Copy each line exactly. Drop every picture.
+--
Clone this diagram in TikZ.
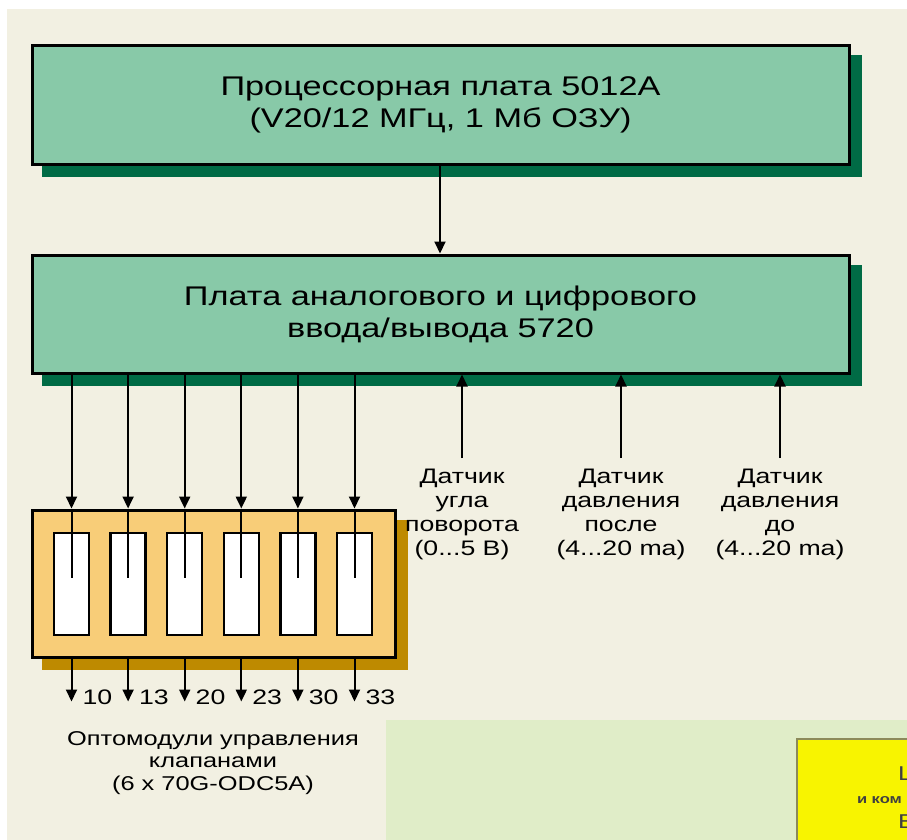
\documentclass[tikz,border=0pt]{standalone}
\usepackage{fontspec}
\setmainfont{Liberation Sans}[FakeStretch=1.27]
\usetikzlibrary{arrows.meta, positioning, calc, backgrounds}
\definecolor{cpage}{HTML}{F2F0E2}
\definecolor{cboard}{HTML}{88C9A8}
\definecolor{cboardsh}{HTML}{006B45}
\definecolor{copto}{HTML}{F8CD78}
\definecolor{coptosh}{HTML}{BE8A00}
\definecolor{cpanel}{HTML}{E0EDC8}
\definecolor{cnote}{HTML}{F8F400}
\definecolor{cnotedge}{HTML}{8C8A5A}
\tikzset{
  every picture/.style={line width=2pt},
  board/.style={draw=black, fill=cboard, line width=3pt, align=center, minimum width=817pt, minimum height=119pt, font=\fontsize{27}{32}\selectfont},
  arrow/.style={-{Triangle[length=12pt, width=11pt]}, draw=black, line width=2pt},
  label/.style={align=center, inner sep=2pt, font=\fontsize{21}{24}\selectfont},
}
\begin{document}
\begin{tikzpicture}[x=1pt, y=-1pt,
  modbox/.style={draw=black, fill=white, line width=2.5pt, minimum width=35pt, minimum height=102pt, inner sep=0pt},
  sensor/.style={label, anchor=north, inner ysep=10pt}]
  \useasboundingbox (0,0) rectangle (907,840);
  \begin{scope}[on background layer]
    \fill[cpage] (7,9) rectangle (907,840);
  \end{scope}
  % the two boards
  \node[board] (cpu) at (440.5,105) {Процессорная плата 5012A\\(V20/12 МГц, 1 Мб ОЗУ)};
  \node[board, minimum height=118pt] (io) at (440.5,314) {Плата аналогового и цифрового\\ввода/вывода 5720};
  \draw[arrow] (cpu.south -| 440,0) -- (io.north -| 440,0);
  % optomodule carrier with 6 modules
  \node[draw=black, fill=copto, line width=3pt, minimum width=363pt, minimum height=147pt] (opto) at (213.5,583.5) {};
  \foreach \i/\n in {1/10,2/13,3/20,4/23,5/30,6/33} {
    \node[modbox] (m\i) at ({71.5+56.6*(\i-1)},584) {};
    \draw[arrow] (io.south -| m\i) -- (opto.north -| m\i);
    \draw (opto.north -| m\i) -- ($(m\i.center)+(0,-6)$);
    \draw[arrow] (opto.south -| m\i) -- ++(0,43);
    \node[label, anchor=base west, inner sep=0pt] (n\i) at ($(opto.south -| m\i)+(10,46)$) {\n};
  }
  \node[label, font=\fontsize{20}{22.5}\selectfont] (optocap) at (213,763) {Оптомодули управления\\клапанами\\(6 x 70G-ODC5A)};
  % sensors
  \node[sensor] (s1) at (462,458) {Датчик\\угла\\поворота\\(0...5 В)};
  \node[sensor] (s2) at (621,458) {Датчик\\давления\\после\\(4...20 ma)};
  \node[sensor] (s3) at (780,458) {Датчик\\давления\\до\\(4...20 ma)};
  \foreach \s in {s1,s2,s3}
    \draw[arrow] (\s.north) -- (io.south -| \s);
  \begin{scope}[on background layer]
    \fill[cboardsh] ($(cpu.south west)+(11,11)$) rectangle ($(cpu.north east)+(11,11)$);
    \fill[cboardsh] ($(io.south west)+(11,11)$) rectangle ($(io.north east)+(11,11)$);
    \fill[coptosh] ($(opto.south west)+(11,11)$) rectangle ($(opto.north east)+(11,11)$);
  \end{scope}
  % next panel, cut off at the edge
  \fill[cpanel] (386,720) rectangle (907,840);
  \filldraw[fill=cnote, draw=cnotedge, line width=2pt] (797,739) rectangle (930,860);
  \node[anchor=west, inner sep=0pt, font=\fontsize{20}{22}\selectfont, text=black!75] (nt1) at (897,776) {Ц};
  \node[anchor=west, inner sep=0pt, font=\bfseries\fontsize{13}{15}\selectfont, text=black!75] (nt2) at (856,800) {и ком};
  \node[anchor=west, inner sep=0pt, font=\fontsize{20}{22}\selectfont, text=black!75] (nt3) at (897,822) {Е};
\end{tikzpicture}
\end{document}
+--
Correct result:
Clone this diagram in TikZ.
\documentclass[tikz,border=0pt]{standalone}
\usepackage{fontspec}
\setmainfont{Liberation Sans}[FakeStretch=1.27]
\usetikzlibrary{arrows.meta, positioning, calc, backgrounds}
\definecolor{cpage}{HTML}{F2F0E2}
\definecolor{cboard}{HTML}{88C9A8}
\definecolor{cboardsh}{HTML}{006B45}
\definecolor{copto}{HTML}{F8CD78}
\definecolor{coptosh}{HTML}{BE8A00}
\definecolor{cpanel}{HTML}{E0EDC8}
\definecolor{cnote}{HTML}{F8F400}
\definecolor{cnotedge}{HTML}{8C8A5A}
\tikzset{
  every picture/.style={line width=2pt},
  board/.style={draw=black, fill=cboard, line width=3pt, align=center, minimum width=817pt, minimum height=119pt, font=\fontsize{27}{32}\selectfont},
  arrow/.style={-{Triangle[length=12pt, width=11pt]}, draw=black, line width=2pt},
  label/.style={align=center, inner sep=2pt, font=\fontsize{21}{24}\selectfont},
}
\begin{document}
\begin{tikzpicture}[x=1pt, y=-1pt,
  modbox/.style={draw=black, fill=white, line width=2.5pt, minimum width=35pt, minimum height=102pt, inner sep=0pt},
  sensor/.style={label, anchor=north, inner ysep=10pt}]
  \useasboundingbox (0,0) rectangle (907,840);
  \begin{scope}[on background layer]
    \fill[cpage] (7,9) rectangle (907,840);
  \end{scope}
  % the two boards
  \node[board] (cpu) at (440.5,105) {Процессорная плата 5012A\\(V20/12 МГц, 1 Мб ОЗУ)};
  \node[board, minimum height=118pt] (io) at (440.5,314) {Плата аналогового и цифрового\\ввода/вывода 5720};
  \draw[arrow] (cpu.south -| 440,0) -- (io.north -| 440,0);
  % optomodule carrier with 6 modules
  \node[draw=black, fill=copto, line width=3pt, minimum width=363pt, minimum height=147pt] (opto) at (213.5,583.5) {};
  \foreach \i/\n in {1/10,2/13,3/20,4/23,5/30,6/33} {
    \node[modbox] (m\i) at ({71.5+56.6*(\i-1)},584) {};
    \draw[arrow] (io.south -| m\i) -- (opto.north -| m\i);
    \draw (opto.north -| m\i) -- ($(m\i.center)+(0,-6)$);
    \draw[arrow] (opto.south -| m\i) -- ++(0,43);
    \node[label, anchor=base west, inner sep=0pt] (n\i) at ($(opto.south -| m\i)+(10,46)$) {\n};
  }
  \node[label, font=\fontsize{20}{22.5}\selectfont] (optocap) at (213,763) {Оптомодули управления\\клапанами\\(6 x 70G-ODC5A)};
  % sensors
  \node[sensor] (s1) at (462,458) {Датчик\\угла\\поворота\\(0...5 В)};
  \node[sensor] (s2) at (621,458) {Датчик\\давления\\после\\(4...20 ma)};
  \node[sensor] (s3) at (780,458) {Датчик\\давления\\до\\(4...20 ma)};
  \foreach \s in {s1,s2,s3}
    \draw[arrow] (\s.north) -- (io.south -| \s);
  \begin{scope}[on background layer]
    \fill[cboardsh] ($(cpu.south west)+(11,11)$) rectangle ($(cpu.north east)+(11,11)$);
    \fill[cboardsh] ($(io.south west)+(11,11)$) rectangle ($(io.north east)+(11,11)$);
    \fill[coptosh] ($(opto.south west)+(11,11)$) rectangle ($(opto.north east)+(11,11)$);
  \end{scope}
  % next panel, cut off at the edge
  \fill[cpanel] (386,720) rectangle (907,840);
  \filldraw[fill=cnote, draw=cnotedge, line width=2pt] (797,739) rectangle (930,860);
  \node[anchor=west, inner sep=0pt, font=\fontsize{20}{22}\selectfont, text=black!75] (nt1) at (897,776) {Ц};
  \node[anchor=west, inner sep=0pt, font=\bfseries\fontsize{13}{15}\selectfont, text=black!75] (nt2) at (856,800) {и ком};
  \node[anchor=west, inner sep=0pt, font=\fontsize{20}{22}\selectfont, text=black!75] (nt3) at (897,822) {Е};
\end{tikzpicture}
\end{document}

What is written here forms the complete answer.